Under what arrangement Trapp cultivated a small portion of the land at the time Stokes had the place rented and occupied is not made to appear. Very clearly, the mere fact, without more, that he did so, can have no influence upon the result here. There was here no mere temporary absence from home, but a rental of the place, including, of course, the house, an exclusive possession for a definite time; and we are of the opinion the case comes within the influence of Smith v. Garry, supra, and other authorities.

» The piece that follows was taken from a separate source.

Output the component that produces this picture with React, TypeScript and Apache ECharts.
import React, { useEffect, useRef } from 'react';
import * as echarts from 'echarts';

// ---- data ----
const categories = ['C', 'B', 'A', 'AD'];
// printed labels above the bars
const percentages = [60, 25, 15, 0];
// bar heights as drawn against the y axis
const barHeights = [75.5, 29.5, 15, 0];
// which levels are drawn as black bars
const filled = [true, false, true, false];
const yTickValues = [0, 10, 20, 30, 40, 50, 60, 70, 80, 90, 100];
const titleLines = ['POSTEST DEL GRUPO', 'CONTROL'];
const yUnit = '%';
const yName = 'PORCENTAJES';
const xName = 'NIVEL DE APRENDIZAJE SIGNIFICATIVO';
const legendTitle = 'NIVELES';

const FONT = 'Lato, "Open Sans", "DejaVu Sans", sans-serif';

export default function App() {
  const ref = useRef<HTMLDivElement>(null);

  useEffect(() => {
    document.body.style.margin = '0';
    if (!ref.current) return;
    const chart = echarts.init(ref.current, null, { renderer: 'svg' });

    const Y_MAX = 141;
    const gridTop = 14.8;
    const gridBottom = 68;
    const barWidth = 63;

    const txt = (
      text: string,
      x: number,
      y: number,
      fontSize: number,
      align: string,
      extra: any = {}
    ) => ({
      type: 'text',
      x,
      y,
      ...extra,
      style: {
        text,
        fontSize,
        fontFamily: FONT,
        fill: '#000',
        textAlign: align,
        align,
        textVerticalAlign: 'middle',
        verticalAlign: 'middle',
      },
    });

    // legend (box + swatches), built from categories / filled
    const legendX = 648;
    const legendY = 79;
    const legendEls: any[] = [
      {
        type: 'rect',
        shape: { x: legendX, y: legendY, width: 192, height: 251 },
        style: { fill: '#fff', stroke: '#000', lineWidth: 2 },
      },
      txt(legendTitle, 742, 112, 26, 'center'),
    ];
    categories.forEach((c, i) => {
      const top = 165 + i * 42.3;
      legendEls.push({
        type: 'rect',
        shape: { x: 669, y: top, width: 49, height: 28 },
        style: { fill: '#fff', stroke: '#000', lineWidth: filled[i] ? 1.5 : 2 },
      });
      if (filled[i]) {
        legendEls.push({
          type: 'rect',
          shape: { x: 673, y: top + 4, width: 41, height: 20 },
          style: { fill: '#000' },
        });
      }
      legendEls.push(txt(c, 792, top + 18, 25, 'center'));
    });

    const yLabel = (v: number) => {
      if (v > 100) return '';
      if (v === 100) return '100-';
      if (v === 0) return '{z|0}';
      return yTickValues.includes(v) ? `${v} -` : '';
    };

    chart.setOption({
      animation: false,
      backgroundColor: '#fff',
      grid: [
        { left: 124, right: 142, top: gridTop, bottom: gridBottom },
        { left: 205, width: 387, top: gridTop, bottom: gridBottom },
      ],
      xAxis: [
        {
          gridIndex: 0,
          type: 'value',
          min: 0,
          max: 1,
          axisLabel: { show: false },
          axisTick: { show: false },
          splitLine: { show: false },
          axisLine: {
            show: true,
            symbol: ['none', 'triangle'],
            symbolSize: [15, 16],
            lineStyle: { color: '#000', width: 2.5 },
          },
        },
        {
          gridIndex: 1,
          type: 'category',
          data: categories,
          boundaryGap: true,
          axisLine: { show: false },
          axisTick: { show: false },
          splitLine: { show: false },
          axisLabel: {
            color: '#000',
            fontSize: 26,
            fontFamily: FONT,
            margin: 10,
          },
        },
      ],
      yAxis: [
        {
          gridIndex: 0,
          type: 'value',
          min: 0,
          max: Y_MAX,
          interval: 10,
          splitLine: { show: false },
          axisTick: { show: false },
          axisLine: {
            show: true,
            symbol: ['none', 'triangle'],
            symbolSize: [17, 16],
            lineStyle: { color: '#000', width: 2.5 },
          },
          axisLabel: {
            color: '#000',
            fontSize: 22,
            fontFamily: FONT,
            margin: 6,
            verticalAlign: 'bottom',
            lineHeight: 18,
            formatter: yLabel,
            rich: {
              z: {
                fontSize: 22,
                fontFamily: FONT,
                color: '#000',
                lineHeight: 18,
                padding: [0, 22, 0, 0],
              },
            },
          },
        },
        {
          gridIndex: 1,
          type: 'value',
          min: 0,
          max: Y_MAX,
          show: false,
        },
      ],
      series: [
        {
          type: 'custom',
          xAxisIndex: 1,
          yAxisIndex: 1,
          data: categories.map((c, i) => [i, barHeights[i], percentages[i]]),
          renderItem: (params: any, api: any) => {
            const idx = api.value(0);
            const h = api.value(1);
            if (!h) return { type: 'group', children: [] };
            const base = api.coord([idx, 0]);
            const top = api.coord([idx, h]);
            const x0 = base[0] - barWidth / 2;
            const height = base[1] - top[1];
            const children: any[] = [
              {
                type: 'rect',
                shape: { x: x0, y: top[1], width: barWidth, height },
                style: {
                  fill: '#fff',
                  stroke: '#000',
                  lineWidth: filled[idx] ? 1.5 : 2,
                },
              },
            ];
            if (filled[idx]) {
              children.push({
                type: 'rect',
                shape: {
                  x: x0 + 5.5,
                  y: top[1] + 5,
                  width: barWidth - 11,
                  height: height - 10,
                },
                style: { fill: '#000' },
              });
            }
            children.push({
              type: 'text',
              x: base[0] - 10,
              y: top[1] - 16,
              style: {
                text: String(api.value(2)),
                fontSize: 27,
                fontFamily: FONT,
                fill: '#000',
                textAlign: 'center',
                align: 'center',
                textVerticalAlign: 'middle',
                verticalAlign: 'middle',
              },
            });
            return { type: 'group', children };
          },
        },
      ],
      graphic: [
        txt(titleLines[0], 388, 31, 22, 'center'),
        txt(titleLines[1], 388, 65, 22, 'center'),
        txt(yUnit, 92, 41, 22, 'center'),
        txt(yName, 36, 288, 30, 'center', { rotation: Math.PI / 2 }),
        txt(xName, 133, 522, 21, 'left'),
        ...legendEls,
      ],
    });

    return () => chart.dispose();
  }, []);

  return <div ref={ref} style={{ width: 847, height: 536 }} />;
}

Appellants lay much stress upon Taylor v. Gallaha, 212 Ala. 474, 103 So. 457, but it appears from the body of the opinion that this was only a temporary absence from the home with a caretaker left in charge of the premises. The case is readily distinguishable from that here presented.
The court correctly ruled that the homestead exemption had been lost to the debtor.
As to the 60 acres the defendants insist this tract was sold by William Trapp to his daughter, the consideration being a pre-existing debt alleged to have been due by the father to the daughter. The father claims to have been indebted by reason of the use of funds of the daughter; but the record does not contain "clear evidence of ability" on her part to accumulate the fund (Watters-Tonga Lumber Co. v. Knox, supra), and there appears contradictory, vague, and indefinite statements in the testimony of the father and daughter, the only material witnesses upon this issue.
The evidence is not voluminous, and has been read and considered with much care. Since the passage of the Act of 1915 (Acts 1915, p. 594). it has been the policy of this court not to enter into a detailed discussion of the evidence (Caples v. Young, 206 Ala. 282, 89 So. 460), nor would it here serve any useful purpose. Suffice it to say that upon due consideration we find ourselves in accord with the conclusion of the chancellor, that defendants' testimony upon this point will not stand the close scrutiny of a court of equity, and that they have failed to sustain the burden resting upon them to establish the bona fides and fairness of the transaction here involved.
It results the decree will be here affirmed.
Affirmed.
ANDERSON, C. J., and SAYRE and BOULDIN, JJ., concur.